# [EXERCISE PROMPT]
Below this line is a listing that includes pictures. Copy exactly, and only, the lines from the one containing "Recreate this image as a LaTeX" through the one containing "(mon863) [right=0pt of"; the pictures do not go in the copy.

::: DATA LINES :::

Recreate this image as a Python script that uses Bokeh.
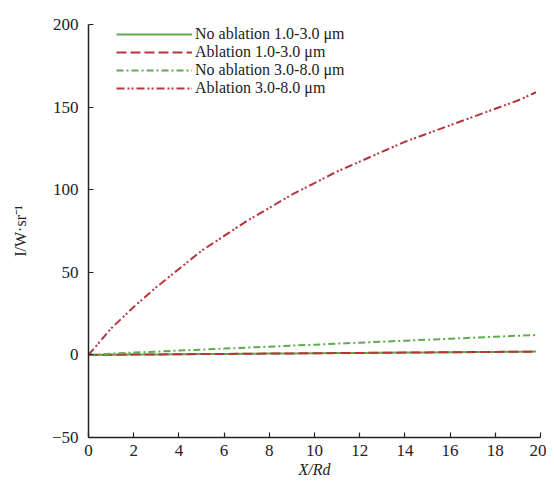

:::
::: DATA LINES :::

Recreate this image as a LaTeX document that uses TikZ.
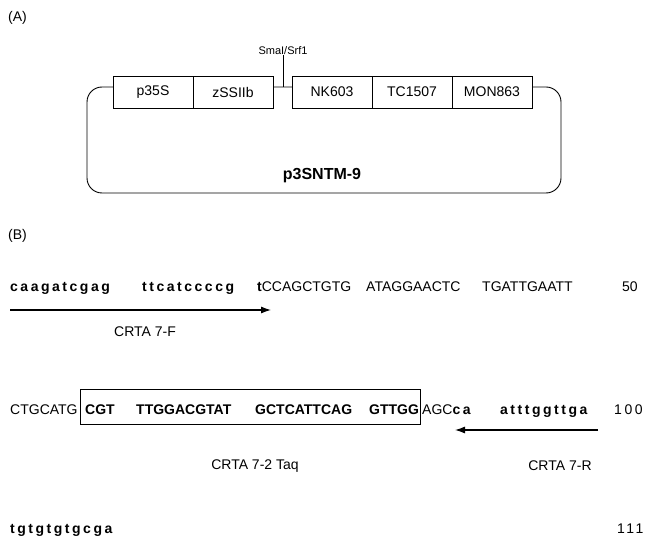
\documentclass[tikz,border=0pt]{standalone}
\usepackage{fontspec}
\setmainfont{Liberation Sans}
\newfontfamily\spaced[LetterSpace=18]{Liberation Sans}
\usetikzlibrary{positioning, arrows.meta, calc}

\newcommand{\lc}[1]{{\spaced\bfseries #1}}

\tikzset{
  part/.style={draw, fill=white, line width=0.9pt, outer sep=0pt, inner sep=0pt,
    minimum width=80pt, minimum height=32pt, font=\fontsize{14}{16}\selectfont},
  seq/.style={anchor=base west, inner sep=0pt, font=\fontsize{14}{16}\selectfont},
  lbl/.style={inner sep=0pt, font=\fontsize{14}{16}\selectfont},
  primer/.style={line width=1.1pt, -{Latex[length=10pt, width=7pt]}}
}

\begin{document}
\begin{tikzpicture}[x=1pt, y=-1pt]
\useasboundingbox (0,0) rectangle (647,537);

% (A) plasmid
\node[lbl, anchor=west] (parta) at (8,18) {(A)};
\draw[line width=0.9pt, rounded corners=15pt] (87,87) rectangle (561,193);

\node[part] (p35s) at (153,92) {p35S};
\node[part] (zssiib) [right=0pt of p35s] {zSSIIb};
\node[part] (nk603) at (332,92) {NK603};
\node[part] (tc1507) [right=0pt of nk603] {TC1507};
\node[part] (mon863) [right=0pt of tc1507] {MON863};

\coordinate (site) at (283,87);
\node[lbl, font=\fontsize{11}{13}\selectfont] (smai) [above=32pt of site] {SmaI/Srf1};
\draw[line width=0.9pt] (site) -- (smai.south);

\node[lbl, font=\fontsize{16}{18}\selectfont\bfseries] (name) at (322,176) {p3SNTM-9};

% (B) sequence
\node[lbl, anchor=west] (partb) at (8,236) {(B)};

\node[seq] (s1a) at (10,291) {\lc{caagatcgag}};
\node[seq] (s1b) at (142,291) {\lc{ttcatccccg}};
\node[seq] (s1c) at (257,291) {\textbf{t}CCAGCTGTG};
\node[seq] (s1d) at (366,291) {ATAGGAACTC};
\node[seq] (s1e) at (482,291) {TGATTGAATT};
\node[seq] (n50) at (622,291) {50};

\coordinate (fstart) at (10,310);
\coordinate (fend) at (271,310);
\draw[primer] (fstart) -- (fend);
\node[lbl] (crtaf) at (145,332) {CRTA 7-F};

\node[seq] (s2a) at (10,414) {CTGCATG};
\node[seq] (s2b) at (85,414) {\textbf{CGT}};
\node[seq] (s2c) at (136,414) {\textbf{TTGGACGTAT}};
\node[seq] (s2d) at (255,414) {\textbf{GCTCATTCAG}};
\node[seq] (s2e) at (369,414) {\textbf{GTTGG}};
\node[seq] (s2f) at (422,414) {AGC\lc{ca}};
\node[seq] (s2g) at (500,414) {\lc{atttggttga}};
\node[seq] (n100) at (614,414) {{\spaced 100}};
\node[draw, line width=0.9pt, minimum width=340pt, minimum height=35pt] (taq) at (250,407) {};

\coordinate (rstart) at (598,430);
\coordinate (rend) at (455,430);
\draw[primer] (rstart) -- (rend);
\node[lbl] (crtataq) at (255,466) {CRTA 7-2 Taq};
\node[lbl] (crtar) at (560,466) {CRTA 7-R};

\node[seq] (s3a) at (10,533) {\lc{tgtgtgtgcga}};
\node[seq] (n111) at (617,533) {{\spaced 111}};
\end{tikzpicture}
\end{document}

:::

# [CORRECT ANSWER]
Recreate this image as a LaTeX document that uses TikZ.
\documentclass[tikz,border=0pt]{standalone}
\usepackage{fontspec}
\setmainfont{Liberation Sans}
\newfontfamily\spaced[LetterSpace=18]{Liberation Sans}
\usetikzlibrary{positioning, arrows.meta, calc}

\newcommand{\lc}[1]{{\spaced\bfseries #1}}

\tikzset{
  part/.style={draw, fill=white, line width=0.9pt, outer sep=0pt, inner sep=0pt,
    minimum width=80pt, minimum height=32pt, font=\fontsize{14}{16}\selectfont},
  seq/.style={anchor=base west, inner sep=0pt, font=\fontsize{14}{16}\selectfont},
  lbl/.style={inner sep=0pt, font=\fontsize{14}{16}\selectfont},
  primer/.style={line width=1.1pt, -{Latex[length=10pt, width=7pt]}}
}

\begin{document}
\begin{tikzpicture}[x=1pt, y=-1pt]
\useasboundingbox (0,0) rectangle (647,537);

% (A) plasmid
\node[lbl, anchor=west] (parta) at (8,18) {(A)};
\draw[line width=0.9pt, rounded corners=15pt] (87,87) rectangle (561,193);

\node[part] (p35s) at (153,92) {p35S};
\node[part] (zssiib) [right=0pt of p35s] {zSSIIb};
\node[part] (nk603) at (332,92) {NK603};
\node[part] (tc1507) [right=0pt of nk603] {TC1507};
\node[part] (mon863) [right=0pt of tc1507] {MON863};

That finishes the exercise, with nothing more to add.